Antwerp, located in present-day Belgium, was a center for art in the Netherlands and northern Europe for much of the 16th and 17th centuries. The so-called Antwerp School for painting flourished during the 16th century when the city was the economic center of the Low Countries, and again during the 17th century when it became the artistic stronghold of the Flemish Baroque . The Antwerp School comprised many generations of artists and is known for portraiture, animal paintings, still lifes, and prints.

Antwerp became the main trading and commercial center of the Low Countries around 1500, and the boost in the economy attracted many artists to the cities to join craft guilds . For example, many 16th century painters, artists, and craftsmen joined the Guild of Saint Luke, which educated apprentices and guaranteed quality. The first school of artists to emerge in the city were the Antwerp Mannerists , a group of anonymous late Gothic painters active in the city from about 1500 to 1520.

Antwerp Mannerism bore no direct relation to Renaissance or Italian Mannerism, but the name suggests a style that was a reaction to the “classic” style of the earlier Flemish painters. Although attempts have been made to identify individual artists, most paintings remain attributed to anonymous masters. Characteristic of Antwerp Mannerism are paintings that combine early Netherlandish and Northern Renaissance styles, and incorporate both Flemish and Italian traditions into the same compositions . Practitioners of the style frequently painted subjects such as the Adoration of the Magi and the Nativity, both of which are generally represented as night scenes, crowded with figures and dramatically illuminated. The Adoration scenes were especially popular with the Antwerp Mannerists, who delighted in the patterns of the elaborate clothes worn by the Magi and the ornamentation of the architectural ruins in which the scene was set.

In the center of the painting, the Madonna and child sit in the ruins of a building, receiving a gift from the kneeling Caspar to the right. Many figures surround them from behind and the sides. Angels watch from above.

The Adoration of the Kings by Jan Gossaert: This painting captures the Antwerp Mannerist tradition of using religious themes, particularly the Adoration of the Magi, for inspiration.

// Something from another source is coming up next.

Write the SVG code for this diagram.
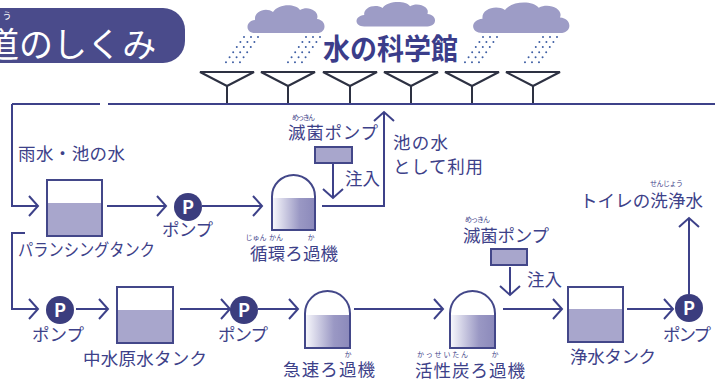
<svg xmlns="http://www.w3.org/2000/svg" width="715" height="382" viewBox="0 0 715 382">
  <defs>
    <style>
      text { font-family: "Noto Sans CJK JP", "Noto Sans", sans-serif; fill: #3d4189; }
      .lbl { font-size: 17.5px; }
      .ruby { font-size: 7px; }
      .pipe { fill: none; stroke: #3d4189; stroke-width: 2; }
      .arrow { fill: none; stroke: #3d4189; stroke-width: 2; marker-end: url(#chev); }
      .funnel { fill: none; stroke: #2d3142; stroke-width: 2; stroke-linejoin: miter; }
      .tank { fill: #ffffff; stroke: #434789; stroke-width: 2; }
      .water { fill: #a8a6cc; }
      .pump { fill: #3b3d7e; }
      .ptext { fill: #ffffff; font-size: 18px; font-weight: 700; }
      .rain { fill: none; stroke: #3f5fa4; stroke-width: 2; stroke-linecap: round; stroke-dasharray: 0 6.2; }
      .cloud { fill: #9d9cc6; }
    </style>
    <marker id="chev" markerUnits="userSpaceOnUse" markerWidth="24" markerHeight="24" viewBox="-12 -12 24 24" refX="0" refY="0" orient="auto" overflow="visible">
      <path d="M-9,-10 L0,0 L-9,10" fill="none" stroke="#3d4189" stroke-width="2"/>
    </marker>
    <linearGradient id="filterFill" x1="0" y1="0" x2="1" y2="0">
      <stop offset="0" stop-color="#f6f6fb"/>
      <stop offset="0.65" stop-color="#9a98c4"/>
      <stop offset="1" stop-color="#8c8abb"/>
    </linearGradient>
    <path id="cloud" d="M10,30 C0,30 0,18 10,17 C9,8 21,4 28,9 C33,1 50,0 55,7 C63,2 75,8 72,16 C82,17 82,30 72,30 Z"/>
  </defs>

  <!-- title banner -->
  <g id="banner">
    <rect x="-30" y="8" width="215" height="55" rx="22" fill="#4a4b8b"/>
    <text x="7" y="19" font-size="9" text-anchor="middle" style="fill:#ffffff">う</text>
    <text x="-15" y="57" font-size="34" style="fill:#ffffff">道のしくみ</text>
  </g>

  <!-- sky: clouds and rain -->
  <g id="sky">
    <use href="#cloud" class="cloud" transform="translate(245,3)"/>
    <use href="#cloud" class="cloud" transform="translate(354,0) scale(1.02,0.88)"/>
    <use href="#cloud" class="cloud" transform="translate(470,0) scale(1.25,1.1)"/>
    <path class="rain" d="M258,37 L238,65 M251,37 L231,65 M244,37 L224,65"/>
    <path class="rain" d="M320,37 L300,65 M313,37 L293,65 M306,37 L286,65"/>
    <path class="rain" d="M497,37 L477,65 M490,37 L470,65 M483,37 L463,65"/>
    <path class="rain" d="M557,37 L537,65 M550,37 L530,65 M543,37 L523,65"/>
  </g>

  <g id="museum">
    <text x="323" y="60" font-size="29" font-weight="700" textLength="135" lengthAdjust="spacingAndGlyphs" style="fill:#3b3d8a">水の科学館</text>
  </g>

  <!-- roof funnels collecting rain -->
  <g id="funnels">
    <path class="funnel" d="M200,72 H254 L227,86 Z M227,86 V103"/>
    <path class="funnel" d="M261,72 H315 L288,86 Z M288,86 V103"/>
    <path class="funnel" d="M323,72 H377 L350,86 Z M350,86 V103"/>
    <path class="funnel" d="M384,72 H438 L411,86 Z M411,86 V103"/>
    <path class="funnel" d="M445,72 H499 L472,86 Z M472,86 V103"/>
    <path class="funnel" d="M506,72 H560 L533,86 Z M533,86 V103"/>
  </g>

  <!-- connectors -->
  <g id="connectors">
    <path class="pipe" d="M12,104 H100 M108,104 H715"/>
    <path class="arrow" d="M12,104 V206 H38"/>
    <path class="arrow" d="M107,206 H166"/>
    <path class="arrow" d="M202,206 H262"/>
    <path class="arrow" d="M322,206 H384 V112"/>
    <path class="arrow" d="M333,164 V198"/>
    <path class="arrow" d="M25,233 H12 V309 H38"/>
    <path class="arrow" d="M76,309 H108"/>
    <path class="arrow" d="M180,309 H230"/>
    <path class="arrow" d="M258,309 H298"/>
    <path class="arrow" d="M354,309 H443"/>
    <path class="arrow" d="M503,309 H562"/>
    <path class="arrow" d="M510,267 V295"/>
    <path class="arrow" d="M627,309 H673"/>
    <path class="arrow" d="M689,294 V218"/>
  </g>

  <g id="rain-label">
    <text class="lbl" x="18" y="160" textLength="107">雨水・池の水</text>
  </g>

  <g id="balancing-tank">
    <rect class="tank" x="47" y="180" width="55" height="56"/>
    <rect class="water" x="48" y="203" width="53" height="32"/>
    <text class="lbl" x="18" y="256" textLength="137" lengthAdjust="spacingAndGlyphs">パランシングタンク</text>
  </g>

  <g id="pump-1">
    <circle class="pump" cx="188" cy="207" r="14"/>
    <text class="ptext" x="188" y="213.5" text-anchor="middle">P</text>
    <text class="lbl" x="162" y="236" textLength="51">ポンプ</text>
  </g>

  <g id="circulation-filter">
    <rect x="273" y="198" width="41" height="31" fill="url(#filterFill)"/>
    <path class="tank" style="fill:none" d="M272,230 V196.5 A21.5,21.5 0 0 1 315,196.5 V230 Z"/>
    <text class="ruby" x="256" y="240" text-anchor="middle">じゅん</text>
    <text class="ruby" x="276" y="240" text-anchor="middle">かん</text>
    <text class="ruby" x="311" y="240" text-anchor="middle">か</text>
    <text class="lbl" x="250" y="260" textLength="88">循環ろ過機</text>
  </g>

  <g id="sterilizer-1">
    <text class="ruby" x="292" y="120" textLength="23">めっきん</text>
    <text class="lbl" x="288" y="139" textLength="90">滅菌ポンプ</text>
    <rect class="tank" style="fill:#a8a6cc" x="315" y="147" width="37" height="16"/>
    <text class="lbl" x="345" y="185" textLength="35">注入</text>
  </g>

  <g id="pond-use">
    <text class="lbl" x="393" y="149" textLength="55">池の水</text>
    <text class="lbl" x="393" y="173" textLength="90">として利用</text>
  </g>

  <g id="pump-2">
    <circle class="pump" cx="60" cy="310" r="14"/>
    <text class="ptext" x="60" y="316.5" text-anchor="middle">P</text>
    <text class="lbl" x="32" y="341" textLength="52">ポンプ</text>
  </g>

  <g id="raw-water-tank">
    <rect class="tank" x="117" y="287" width="56" height="56"/>
    <rect class="water" x="118" y="310" width="54" height="32"/>
    <text class="lbl" x="83" y="365" textLength="124">中水原水タンク</text>
  </g>

  <g id="pump-3">
    <circle class="pump" cx="244" cy="310" r="14"/>
    <text class="ptext" x="244" y="316.5" text-anchor="middle">P</text>
    <text class="lbl" x="218" y="341" textLength="50">ポンプ</text>
  </g>

  <g id="rapid-filter">
    <rect x="306" y="315" width="43" height="32" fill="url(#filterFill)"/>
    <path class="tank" style="fill:none" d="M305,348 V313.5 A22.5,22.5 0 0 1 350,313.5 V348 Z"/>
    <text class="ruby" x="348" y="357" text-anchor="middle">か</text>
    <text class="lbl" x="283" y="376" textLength="92">急速ろ過機</text>
  </g>

  <g id="carbon-filter">
    <rect x="451" y="315" width="43" height="32" fill="url(#filterFill)"/>
    <path class="tank" style="fill:none" d="M450,348 V313.5 A22.5,22.5 0 0 1 495,313.5 V348 Z"/>
    <text class="ruby" x="417" y="357" textLength="51">かっせいたん</text>
    <text class="ruby" x="495" y="357" text-anchor="middle">か</text>
    <text class="lbl" x="415" y="377" textLength="110">活性炭ろ過機</text>
  </g>

  <g id="sterilizer-2">
    <text class="ruby" x="465" y="222" textLength="25">めっきん</text>
    <text class="lbl" x="463" y="242" textLength="86">滅菌ポンプ</text>
    <rect class="tank" style="fill:#a8a6cc" x="491" y="249" width="36" height="16"/>
    <text class="lbl" x="527" y="286" textLength="35">注入</text>
  </g>

  <g id="clean-water-tank">
    <rect class="tank" x="568" y="287" width="55" height="55"/>
    <rect class="water" x="569" y="309" width="53" height="32"/>
    <text class="lbl" x="570" y="363" textLength="86">浄水タンク</text>
  </g>

  <g id="pump-4">
    <circle class="pump" cx="689" cy="308" r="14"/>
    <text class="ptext" x="689" y="314.5" text-anchor="middle">P</text>
    <text class="lbl" x="663" y="341" textLength="48">ポンプ</text>
  </g>

  <g id="toilet-use">
    <text class="ruby" x="650" y="186" textLength="33">せんじょう</text>
    <text class="lbl" x="580" y="207" textLength="123">トイレの洗浄水</text>
  </g>
</svg>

The iconoclastic riots (“Beeldenstorm” in Dutch) of 1566 that preceded the Dutch Revolt resulted in the destruction of many works of religious art , after which time the churches and monasteries had to be refurnished and redecorated. Artists such as Otto van Veen and members of the Francken family, working in a late Mannerist style, provided new religious decoration. These also marked the beginning of economic decline in the city, as the Scheldt river was blockaded by the Dutch Republic in 1585 and trade restricted.

The city experienced an artistic renewal in the 17th century. The large workshops of Peter Paul Rubens and Jacob Jordaens, along with the influence of Anthony van Dyck, made Antwerp the center of the Flemish Baroque. The city was an internationally significant publishing center, with prodigious production of old master prints and book illustrations. Furthermore, Antwerp animaliers or animal painters, such as Frans Snyders, Jan Fyt ,and Paul de Vos, dominated animal painting in Europe for at least the first half of the century. But as the economy continued to decline, and the Habsburg nobility and the Church reduced their patronage , many artists trained in Antwerp left for the Netherlands, England, France, or elsewhere. By the end of the 17th century, Antwerp was no longer a major artistic center.

Painting depicts several dead animals beneath a tree, guarded by two dogs.

Hunting Trophies: Jan Fyt, a member of the Antwerp School, was well known for the use of animal motifs in his paintings.